## Begin

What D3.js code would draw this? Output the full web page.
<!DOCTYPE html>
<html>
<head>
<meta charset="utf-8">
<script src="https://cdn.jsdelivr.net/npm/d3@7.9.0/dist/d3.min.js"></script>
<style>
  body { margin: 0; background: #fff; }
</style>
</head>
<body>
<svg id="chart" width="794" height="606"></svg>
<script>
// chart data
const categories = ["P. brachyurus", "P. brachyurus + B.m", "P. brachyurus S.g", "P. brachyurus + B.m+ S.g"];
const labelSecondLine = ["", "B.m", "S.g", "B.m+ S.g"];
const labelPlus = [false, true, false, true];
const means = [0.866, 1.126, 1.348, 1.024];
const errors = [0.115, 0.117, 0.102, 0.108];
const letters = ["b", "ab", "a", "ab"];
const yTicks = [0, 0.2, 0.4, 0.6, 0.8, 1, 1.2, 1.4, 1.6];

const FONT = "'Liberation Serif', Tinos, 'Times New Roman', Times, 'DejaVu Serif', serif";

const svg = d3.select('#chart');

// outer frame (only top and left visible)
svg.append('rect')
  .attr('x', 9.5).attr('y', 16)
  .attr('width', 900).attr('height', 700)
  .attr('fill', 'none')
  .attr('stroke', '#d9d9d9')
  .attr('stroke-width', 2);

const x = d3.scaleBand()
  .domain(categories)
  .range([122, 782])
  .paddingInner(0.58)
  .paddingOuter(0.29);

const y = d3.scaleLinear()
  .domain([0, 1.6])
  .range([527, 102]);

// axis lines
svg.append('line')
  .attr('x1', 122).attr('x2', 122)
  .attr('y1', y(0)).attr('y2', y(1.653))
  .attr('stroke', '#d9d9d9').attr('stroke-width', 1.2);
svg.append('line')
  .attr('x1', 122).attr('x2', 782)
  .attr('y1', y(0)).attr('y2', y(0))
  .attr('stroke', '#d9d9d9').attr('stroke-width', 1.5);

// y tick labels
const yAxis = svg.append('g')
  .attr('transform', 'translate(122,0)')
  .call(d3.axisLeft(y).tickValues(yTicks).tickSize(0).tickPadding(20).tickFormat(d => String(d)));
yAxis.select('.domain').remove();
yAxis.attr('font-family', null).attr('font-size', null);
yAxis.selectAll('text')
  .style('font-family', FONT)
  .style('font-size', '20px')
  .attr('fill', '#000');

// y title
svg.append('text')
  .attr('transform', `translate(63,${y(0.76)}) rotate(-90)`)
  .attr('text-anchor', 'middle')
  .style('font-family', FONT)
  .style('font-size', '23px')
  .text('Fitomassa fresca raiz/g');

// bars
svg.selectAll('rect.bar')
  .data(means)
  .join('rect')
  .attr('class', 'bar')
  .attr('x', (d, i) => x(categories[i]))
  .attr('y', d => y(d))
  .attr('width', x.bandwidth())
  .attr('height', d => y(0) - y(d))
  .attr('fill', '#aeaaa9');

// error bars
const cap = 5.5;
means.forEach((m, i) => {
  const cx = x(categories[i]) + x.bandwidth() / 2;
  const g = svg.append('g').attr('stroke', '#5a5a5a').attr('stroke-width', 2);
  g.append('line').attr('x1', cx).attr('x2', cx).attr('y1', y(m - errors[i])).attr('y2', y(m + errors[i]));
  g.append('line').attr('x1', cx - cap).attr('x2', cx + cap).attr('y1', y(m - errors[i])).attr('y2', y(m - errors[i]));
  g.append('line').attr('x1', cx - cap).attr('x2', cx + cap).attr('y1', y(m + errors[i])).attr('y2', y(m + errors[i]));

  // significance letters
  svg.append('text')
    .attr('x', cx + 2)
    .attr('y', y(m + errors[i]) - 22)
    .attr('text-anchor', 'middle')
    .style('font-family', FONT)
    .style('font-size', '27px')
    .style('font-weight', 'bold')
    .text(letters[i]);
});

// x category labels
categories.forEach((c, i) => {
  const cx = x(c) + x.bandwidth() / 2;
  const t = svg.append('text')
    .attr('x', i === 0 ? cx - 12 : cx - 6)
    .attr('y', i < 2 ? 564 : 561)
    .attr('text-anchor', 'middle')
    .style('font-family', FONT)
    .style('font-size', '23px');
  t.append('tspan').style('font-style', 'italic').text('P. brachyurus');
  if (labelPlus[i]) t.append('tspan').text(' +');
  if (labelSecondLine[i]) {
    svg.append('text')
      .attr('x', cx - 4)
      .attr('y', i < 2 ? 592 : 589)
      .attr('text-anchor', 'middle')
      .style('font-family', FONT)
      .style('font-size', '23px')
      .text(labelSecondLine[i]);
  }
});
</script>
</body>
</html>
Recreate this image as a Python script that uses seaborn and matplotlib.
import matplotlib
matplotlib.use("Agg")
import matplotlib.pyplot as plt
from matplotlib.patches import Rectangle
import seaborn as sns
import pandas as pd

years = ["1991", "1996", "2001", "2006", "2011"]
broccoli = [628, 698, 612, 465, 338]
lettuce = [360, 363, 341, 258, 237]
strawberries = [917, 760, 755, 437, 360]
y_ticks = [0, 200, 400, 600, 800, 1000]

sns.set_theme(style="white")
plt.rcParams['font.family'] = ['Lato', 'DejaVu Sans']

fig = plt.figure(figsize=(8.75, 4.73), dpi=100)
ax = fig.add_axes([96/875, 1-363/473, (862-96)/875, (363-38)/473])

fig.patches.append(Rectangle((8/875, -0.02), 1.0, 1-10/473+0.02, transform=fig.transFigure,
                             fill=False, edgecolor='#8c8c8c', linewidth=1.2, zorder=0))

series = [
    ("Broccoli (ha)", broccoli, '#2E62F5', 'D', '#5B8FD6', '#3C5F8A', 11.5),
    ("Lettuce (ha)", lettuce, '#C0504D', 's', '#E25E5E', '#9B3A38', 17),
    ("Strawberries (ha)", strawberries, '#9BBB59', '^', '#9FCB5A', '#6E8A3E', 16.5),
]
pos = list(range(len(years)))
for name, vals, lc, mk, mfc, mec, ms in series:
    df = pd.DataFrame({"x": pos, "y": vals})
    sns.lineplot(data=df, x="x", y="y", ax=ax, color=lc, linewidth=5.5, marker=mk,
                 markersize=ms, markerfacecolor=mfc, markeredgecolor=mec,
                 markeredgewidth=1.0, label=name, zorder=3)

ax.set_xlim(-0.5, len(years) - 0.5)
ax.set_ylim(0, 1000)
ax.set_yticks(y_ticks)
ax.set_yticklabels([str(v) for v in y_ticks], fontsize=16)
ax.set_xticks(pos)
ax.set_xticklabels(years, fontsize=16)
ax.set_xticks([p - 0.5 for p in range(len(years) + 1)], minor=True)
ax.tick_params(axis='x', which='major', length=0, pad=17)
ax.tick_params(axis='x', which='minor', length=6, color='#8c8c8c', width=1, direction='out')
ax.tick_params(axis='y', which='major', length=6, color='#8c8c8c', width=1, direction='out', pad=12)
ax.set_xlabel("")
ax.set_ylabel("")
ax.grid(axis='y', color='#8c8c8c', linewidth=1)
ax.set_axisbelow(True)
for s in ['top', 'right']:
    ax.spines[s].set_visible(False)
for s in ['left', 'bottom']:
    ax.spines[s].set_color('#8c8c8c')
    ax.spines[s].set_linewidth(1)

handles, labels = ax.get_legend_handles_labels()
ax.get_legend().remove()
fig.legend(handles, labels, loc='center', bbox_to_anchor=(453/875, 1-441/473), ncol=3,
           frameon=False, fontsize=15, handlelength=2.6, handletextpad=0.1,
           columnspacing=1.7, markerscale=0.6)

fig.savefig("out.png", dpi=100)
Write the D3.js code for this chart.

## End

Everything from the line that contains "Recreate this image" to the line that contains "fill=False, edgecolor='#8c8c8c', linewidth=1.2, zorder=0))" must be transcribed exactly, both end lines included.

§ **Correct result**:
Recreate this image as a Python script that uses seaborn and matplotlib.
import matplotlib
matplotlib.use("Agg")
import matplotlib.pyplot as plt
from matplotlib.patches import Rectangle
import seaborn as sns
import pandas as pd

years = ["1991", "1996", "2001", "2006", "2011"]
broccoli = [628, 698, 612, 465, 338]
lettuce = [360, 363, 341, 258, 237]
strawberries = [917, 760, 755, 437, 360]
y_ticks = [0, 200, 400, 600, 800, 1000]

sns.set_theme(style="white")
plt.rcParams['font.family'] = ['Lato', 'DejaVu Sans']

fig = plt.figure(figsize=(8.75, 4.73), dpi=100)
ax = fig.add_axes([96/875, 1-363/473, (862-96)/875, (363-38)/473])

fig.patches.append(Rectangle((8/875, -0.02), 1.0, 1-10/473+0.02, transform=fig.transFigure,
                             fill=False, edgecolor='#8c8c8c', linewidth=1.2, zorder=0))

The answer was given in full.